Nesta vida de jornalista enviei e recebi muitas cartas. Antes do e-mail e do WhatsApp. Dei uma rápida olhada em meus arquivos e encontrei correspondências de gente impressionante: Umberto Eco, Georges Duby, Marguerite Duras, Pierre Bourdieu, Jean Baudrillard, Michel Maffesoli, Edgar Morin, Alain Robbe-Grillet e por aí vai. Recebi e guardei também cartas de importantes intelectuais gaúchos. Uma delas, de 16 de junho de 1995, tem a assinatura de um dos maiores cronistas gaúchos que conheci: Sergio da Costa Franco. Ele dizia:

“Meu caro Juremir. É bom para a província que tenhas voltado e que conserves teu espaço. Na imprensa gaúcha, que hoje quase se resume à ZH, talento e cultura, versatilidade e seriedade intelectual são coisas que raramente andam juntas. E tu tens reunido esses dotes raros”. O mestre, já calejado no ofício, me puxava as orelhas:

“Mas não é de hoje que me preocupo com teus rumos. Quando estávamos nós dois na Zero Hora, eu te adverti que estavas escrevendo demais”. Na sequência, vinha ao ponto mais importante daquele momento: “Hoje, lendo ‘com o pampa na alma”, fiquei preocupado contigo por outros motivos”. Eu havia falado demais em mim e mais ainda nos meus inimigos, que já não eram poucos e seriam mais ainda três meses depois, quando fui demitido da Zero Hora para nunca mais voltar.

Sergio da Costa Franco me pegava pela mão e ensinava: “Quem se projeta, em qualquer setor, vira capim da inveja de dezenas de frustrados. Mas, do vozerio destes, só se pode recolher o que é útil. Pois, convenhamos, o outro sempre pode ter alguma dose de razão. Quanto aos impropérios e à maledicência orquestrada, só podem ter a resposta do silêncio. Ou a contestação que se exercita pela seriedade, pela competência, pelo espírito de justiça, que são os predicados maiores de quem se comunica com o grande público”.

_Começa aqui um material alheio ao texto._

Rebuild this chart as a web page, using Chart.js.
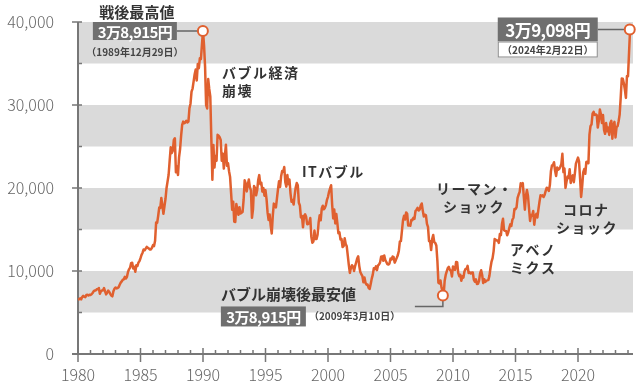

Dono de um texto límpido, leve e irônico nas crônicas, ele sabia manejá-lo também numa carta: “Das ofensas que teus adversários te endereçaram, a única que me levaria ao paroxismo da fúria seria a de ‘imitador do Paulo Francis’. Isso, de fato, é pior que ofender a mãe. Pois o Paulo Francis, para o meu gosto, é o gajo mais intolerável da mídia brasileira e continental”. Paulo Francis foi um Olavo de Carvalho com um texto, quando queria, mais elaborado. Ao final, meu sábio companheiro de manhãs solitárias na redação da Zero Hora recomendava “humildade, dúvida sistemática, tolerância com os contrários e muito cuidado na aceitação de novas bandeiras”.

Recém-chegado da França, onde a crítica à esquerda stalinista era moeda corrente, bati de frente com o esquerdismo dominante e perdi. Eu estava do lado dos Gabriel Boric da época, enquanto o pessoal se focava num antiamericanismo sem brechas. Sergio da Costa Franco ainda me destinava um carinhoso post-scriptum: “Assumi esta liberdade, não só como leitor que te estima, mas também como um ‘velhão’ que poderia ser teu pai”. Releio e me emociono. Eu não estava sozinho. Nunca estive. Não estou. Obrigado, mestre Franco.